The best way to evaluate colonic polyp in children is colonoscopy under deep sedation that enables in the meantime the safe removal and subsequently the microscopic analysis(14). Recurrent colonic polyps are regarded as rare in children, only 17% of single polyps having a relapse in the following years(15). Only patients having more than three juvenile polyps and a positive family history of colonic polyposis should be evaluated every two or three years in terms of colorectal cancer; even though the polyp itself is not malignant, the syndrome is associated with a higher incidence of colorectal neoplasia(12). The use of colonoscopy in young children takes into account the risk of sedation side effects and the particular narrow size of the colonic lumen that makes a great burden for the endoscopist. Previous experience showed that predicting the polyp’s location before colonoscopy helps the success of the procedure. This is why abdominal ultrasonography has been attributing an important role as a primary screening test for predicting the polyps’ location in the intestinal tract, being both safe and accurate(7). Most of the false-negative ultrasonographic results are explained by small polyp size, examinator experience and training, and by the rectal localization of the polyps. The rate of detection is increased if the exam is performed after colonic enema preparation, with an ultrasonographic diagnosis in up to 97% cases; our patient underwent abdominal ultrasonography after the initiation of the bowel preparation for colonoscopy and the polyp was successfully detected prior to colonoscopy.

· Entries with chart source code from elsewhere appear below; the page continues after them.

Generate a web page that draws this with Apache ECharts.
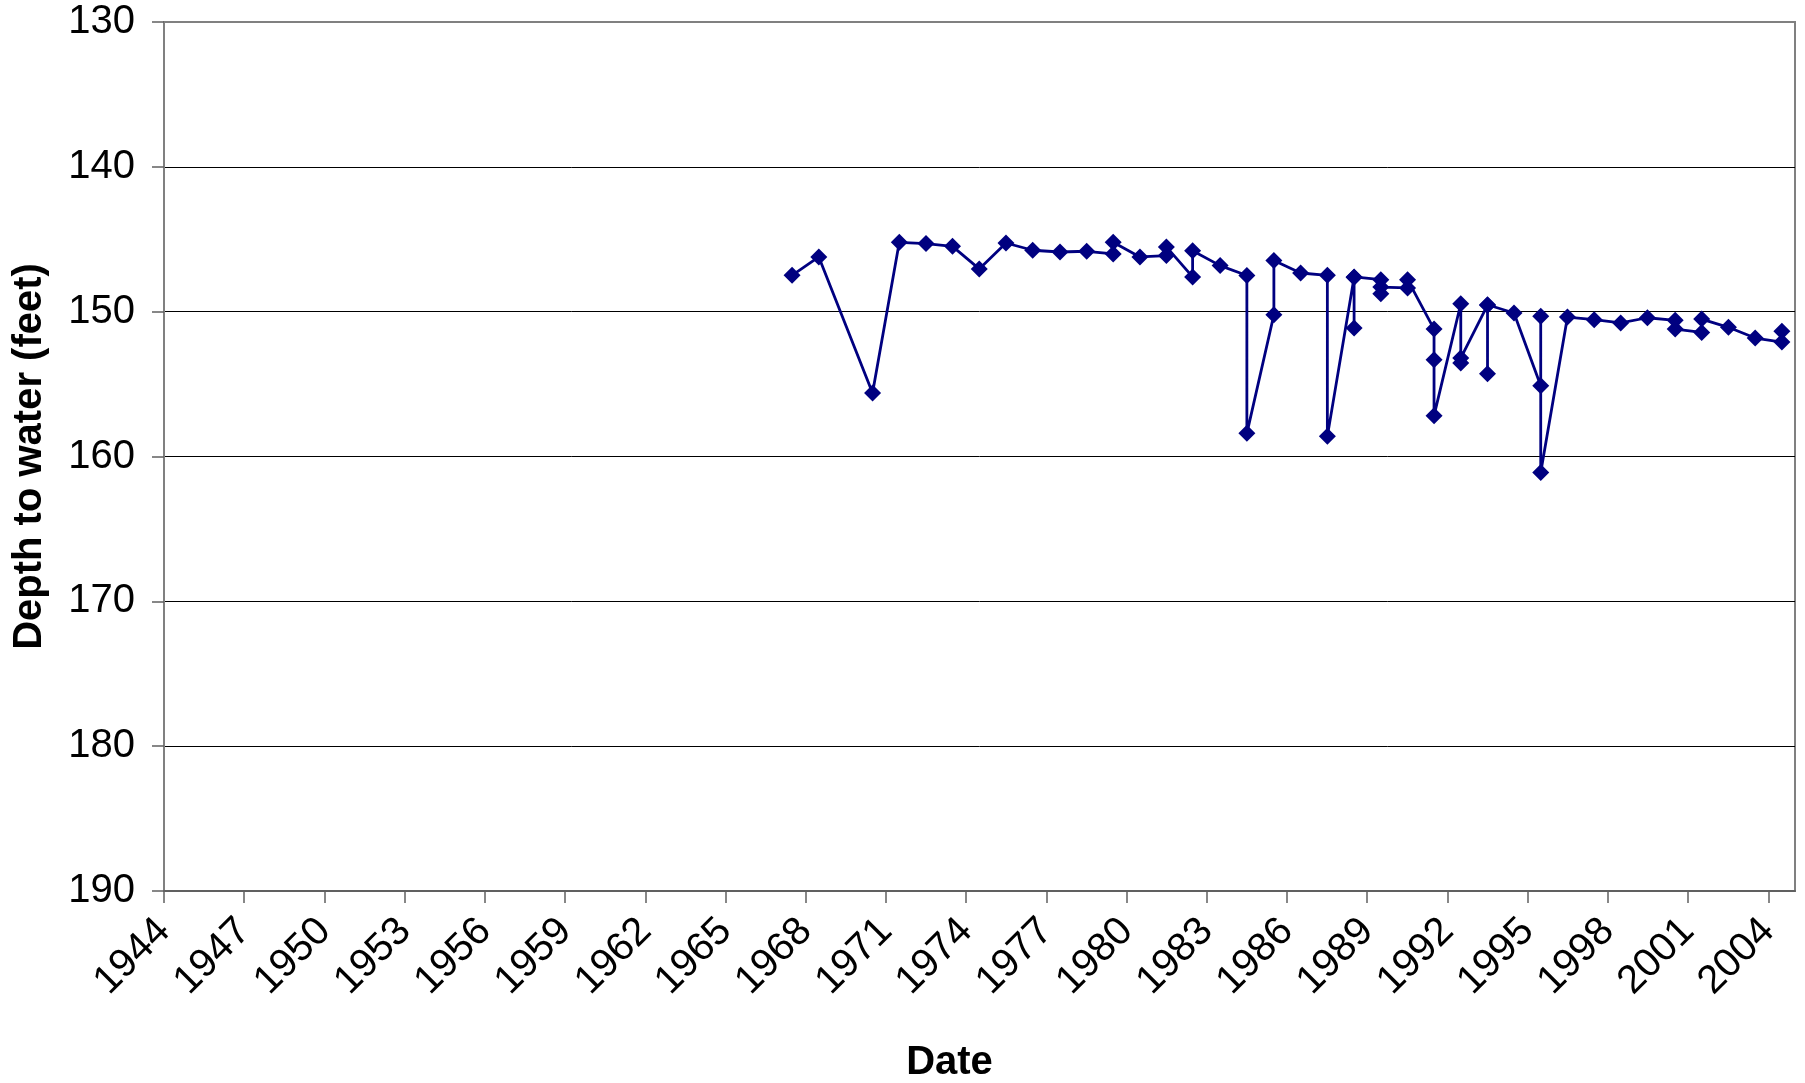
<!DOCTYPE html>
<html>
<head>
<meta charset="utf-8">
<script src="https://cdn.jsdelivr.net/npm/echarts@6/dist/echarts.min.js"></script>
<style>
html,body{margin:0;padding:0;background:#fff;}
#chart{width:1805px;height:1083px;}
</style>
</head>
<body>
<div id="chart"></div>
<script>
// Decimal year of each measurement
const years = [
  1967.49, 1968.49, 1970.50, 1971.50, 1972.50, 1973.49, 1974.49, 1975.49, 1976.49, 1977.51,
  1978.51, 1979.50, 1979.50, 1980.50, 1981.49, 1981.49, 1982.47, 1982.47, 1983.50, 1984.50,
  1984.50, 1985.51, 1985.51, 1986.51, 1987.51, 1987.51, 1988.51, 1988.51, 1988.51, 1989.51,
  1989.51, 1989.51, 1990.51, 1990.51, 1991.50, 1991.50, 1991.50, 1992.50, 1992.50, 1992.50,
  1993.50, 1993.50, 1993.50, 1994.49, 1995.49, 1995.49, 1995.49, 1996.49, 1997.49, 1998.48,
  1999.48, 2000.52, 2000.52, 2001.51, 2001.51, 2002.51, 2003.51, 2004.51, 2004.51
];
// Depth to water (feet)
const depths = [
  147.49, 146.22, 155.62, 145.21, 145.30, 145.49, 147.05, 145.26, 145.76, 145.88,
  145.83, 146.01, 145.21, 146.22, 146.13, 145.53, 147.60, 145.79, 146.82, 147.50,
  158.40, 150.21, 146.47, 147.33, 147.49, 158.61, 147.63, 151.13, 147.60, 147.79,
  148.76, 148.30, 148.36, 147.79, 151.20, 153.32, 157.18, 149.45, 153.55, 153.20,
  149.55, 154.28, 149.52, 150.09, 155.11, 150.32, 161.10, 150.37, 150.55, 150.78,
  150.42, 150.60, 151.20, 151.43, 150.51, 151.08, 151.82, 152.10, 151.36
];
const xMin = 1944, xMax = 2005, xStep = 3;
const yMin = 130, yMax = 190, yStep = 10;
const xTitle = 'Date';
const yTitle = 'Depth to water (feet)';

const FONT = '"Liberation Sans", Arial, sans-serif';
const chart = echarts.init(document.getElementById('chart'));
chart.setOption({
  animation: false,
  backgroundColor: '#ffffff',
  grid: {
    left: 164, right: 10, top: 22, bottom: 192,
    containLabel: false, outerBoundsMode: 'none',
    show: true, borderColor: '#808080', borderWidth: 2, backgroundColor: '#ffffff'
  },
  xAxis: {
    type: 'value', min: xMin, max: xMax, interval: xStep,
    name: xTitle, nameLocation: 'middle', nameGap: 152,
    nameTextStyle: {fontFamily: FONT, fontSize: 40, fontWeight: 'bold', color: '#000', padding: [0, 60, 0, 0]},
    axisLine: {show: true, lineStyle: {color: '#606060', width: 2}},
    axisTick: {show: true, length: 12, lineStyle: {color: '#606060', width: 1.5}},
    axisLabel: {
      fontFamily: FONT, fontSize: 40, color: '#000', rotate: 45, margin: 34,
      showMaxLabel: false,
      formatter: v => ((Math.round(v) - xMin) % xStep === 0 && Math.abs(v - Math.round(v)) < 1e-6) ? String(Math.round(v)) : ''
    },
    splitLine: {show: false}
  },
  yAxis: {
    type: 'value', min: yMin, max: yMax, interval: yStep, inverse: true,
    name: yTitle, nameLocation: 'middle', nameGap: 114,
    nameTextStyle: {fontFamily: FONT, fontSize: 40, fontWeight: 'bold', color: '#000'},
    axisLine: {show: true, lineStyle: {color: '#808080', width: 2}},
    axisTick: {show: true, length: 12, lineStyle: {color: '#606060', width: 1.5}},
    axisLabel: {fontFamily: FONT, fontSize: 40, color: '#000', margin: 29},
    splitLine: {show: true, showMinLine: false, showMaxLine: false, lineStyle: {color: '#000', width: 1}}
  },
  series: [{
    type: 'line',
    data: years.map((y, i) => [y, depths[i]]),
    symbol: 'diamond', symbolSize: 17,
    lineStyle: {color: '#000080', width: 2.8},
    itemStyle: {color: '#000080'},
    showAllSymbol: true,
    clip: false
  }]
});
</script>
</body>
</html>
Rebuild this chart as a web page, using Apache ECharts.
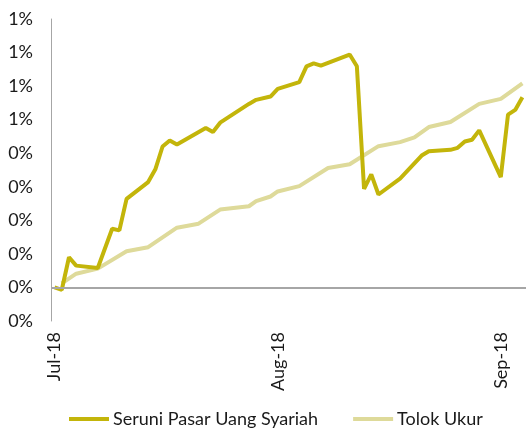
<!DOCTYPE html>
<html>
<head>
<meta charset="utf-8">
<script src="https://cdn.jsdelivr.net/npm/echarts@6/dist/echarts.min.js"></script>
<style>
html,body{margin:0;padding:0;background:#fff;}
#chart{width:526px;height:432px;}
</style>
</head>
<body>
<div id="chart"></div>
<script>
// Calendar span of the x axis
var startDate = '2018-07-01';
var endDate = '2018-09-04';
var monthLabels = { '2018-07-01': 'Jul-18', '2018-08-01': 'Aug-18', '2018-09-01': 'Sep-18' };
var yTickLabels = ['0%', '0%', '0%', '0%', '0%', '0%', '1%', '1%', '1%', '1%'];
var seriesNames = ['Seruni Pasar Uang Syariah', 'Tolok Ukur'];

// Values in percent
var seruniDates = ['2018-07-01','2018-07-02','2018-07-03','2018-07-04','2018-07-07','2018-07-09','2018-07-10','2018-07-11','2018-07-14','2018-07-15','2018-07-16','2018-07-17','2018-07-18','2018-07-22','2018-07-23','2018-07-24','2018-07-28','2018-07-29','2018-07-31','2018-08-01','2018-08-04','2018-08-05','2018-08-06','2018-08-07','2018-08-11','2018-08-12','2018-08-13','2018-08-14','2018-08-15','2018-08-18','2018-08-21','2018-08-22','2018-08-25','2018-08-26','2018-08-27','2018-08-28','2018-08-29','2018-09-01','2018-09-02','2018-09-03','2018-09-04'];
var seruniValues = [0.000,-0.007,0.090,0.065,0.058,0.175,0.170,0.264,0.314,0.352,0.420,0.438,0.426,0.475,0.463,0.491,0.547,0.559,0.569,0.592,0.612,0.659,0.668,0.661,0.694,0.659,0.294,0.337,0.277,0.324,0.393,0.406,0.410,0.416,0.435,0.440,0.468,0.329,0.515,0.529,0.567];

var tolokDates = ['2018-07-02','2018-07-04','2018-07-07','2018-07-11','2018-07-14','2018-07-18','2018-07-21','2018-07-24','2018-07-28','2018-07-29','2018-07-31','2018-08-01','2018-08-04','2018-08-08','2018-08-11','2018-08-15','2018-08-18','2018-08-20','2018-08-22','2018-08-25','2018-08-29','2018-09-01','2018-09-04'];
var tolokValues = [0.012,0.041,0.056,0.108,0.120,0.178,0.190,0.232,0.242,0.257,0.271,0.286,0.302,0.356,0.367,0.421,0.433,0.447,0.478,0.493,0.547,0.562,0.608];

function ymd(d){
  var m = d.getUTCMonth()+1, day = d.getUTCDate();
  return d.getUTCFullYear()+'-'+(m<10?'0':'')+m+'-'+(day<10?'0':'')+day;
}
var categories = [];
for (var t = Date.parse(startDate+'T00:00:00Z'); t <= Date.parse(endDate+'T00:00:00Z'); t += 86400000) {
  categories.push(ymd(new Date(t)));
}
function pairs(dates, vals){ return dates.map(function(d,i){ return [d, vals[i]]; }); }

var yMin = -0.1, yStep = 0.1;
var font = 'Lato';
var chart = echarts.init(document.getElementById('chart'), null, {renderer:'canvas'});
chart.setOption({
  animation: false,
  textStyle: { fontFamily: font },
  grid: { left: 51, right: 0, top: 19, bottom: 111, containLabel: false },
  legend: {
    data: seriesNames,
    left: 69, top: 410, padding: 0,
    icon: 'rect',
    itemWidth: 40, itemHeight: 4, itemGap: 35,
    textStyle: { fontFamily: font, fontSize: 18, color: '#1a1a1a', padding: [0,0,0,-1] }
  },
  xAxis: {
    type: 'category',
    data: categories,
    boundaryGap: true,
    axisLine: { show: false, onZero: false },
    axisTick: { show: false },
    splitLine: { show: false },
    axisLabel: {
      rotate: 90,
      margin: 11,
      fontSize: 18,
      color: '#1a1a1a',
      fontFamily: font,
      interval: function(idx, val){ return monthLabels.hasOwnProperty(val); },
      formatter: function(val){ return monthLabels[val] || ''; }
    }
  },
  yAxis: {
    type: 'value',
    min: yMin, max: 0.8, interval: yStep,
    axisLine: { show: true, lineStyle: { color: '#A6A6A6', width: 1 } },
    axisTick: { show: false },
    splitLine: { show: false },
    axisLabel: {
      margin: 18, fontSize: 18, color: '#1a1a1a', fontFamily: font,
      formatter: function(v){ return yTickLabels[Math.round((v - yMin)/yStep)] || ''; }
    }
  },
  series: [
    {
      name: 'zero', type: 'line', data: [], z: 1, silent: true,
      markLine: {
        silent: true, symbol: 'none', label: { show: false },
        lineStyle: { color: '#A6A6A6', width: 2, type: 'solid' },
        data: [{ yAxis: 0 }]
      }
    },
    {
      name: seriesNames[1], type: 'line', data: pairs(tolokDates, tolokValues),
      symbol: 'none', connectNulls: true, z: 3,
      lineStyle: { color: '#DEDA9A', width: 4 }, itemStyle: { color: '#DEDA9A' }
    },
    {
      name: seriesNames[0], type: 'line', data: pairs(seruniDates, seruniValues),
      symbol: 'none', connectNulls: true, z: 4,
      lineStyle: { color: '#C3B50A', width: 4 }, itemStyle: { color: '#C3B50A' }
    }
  ]
});
</script>
</body>
</html>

Fecal calprotectin (FC) is a protein located in the cytoplasm of neutrophils, additionally distributed in the cytoplasm of monocytes, macrophages and granulocytes, known for its antimicrobial role(16,17). The most important clinical role is in the screening and management of inflammatory bowel diseases patients, who release calprotectin in the gastrointestinal tract due to leukocyte recruitment and to activation in the process of inflammation located in the bowel mucosa through proinflammatory chemokines(18). As a consequence, the destructions of implicated cells release calprotectin extracted to feces and thus measurable, in various conditions, such as infectious diarrhea, eosinophilic colitis, colorectal malignancies and drugs enteropathies(19,20). Recent studies have revealed high levels of fecal calprotectin in patients with intestinal polyps, considered as a part of the highly inflammatory process within the polyp cells. FC levels are less high than in inflammatory bowel disease patients, as shown in the Olafsdottir et al. study(21), but the exact value is related to the size and number of polyps(22). We can benefit today of noninvasive screening tools like fecal calprotectin and well-trained ultrasonography(23).

Conclusions

The aim of this report was to draw the attention to the importance of hematochezia in children and to the need for adherence to actual guidelines regarding the endoscopic evaluation of the gastrointestinal tract in children.   

Conflict of interests: The authors declare no con­flict of interests.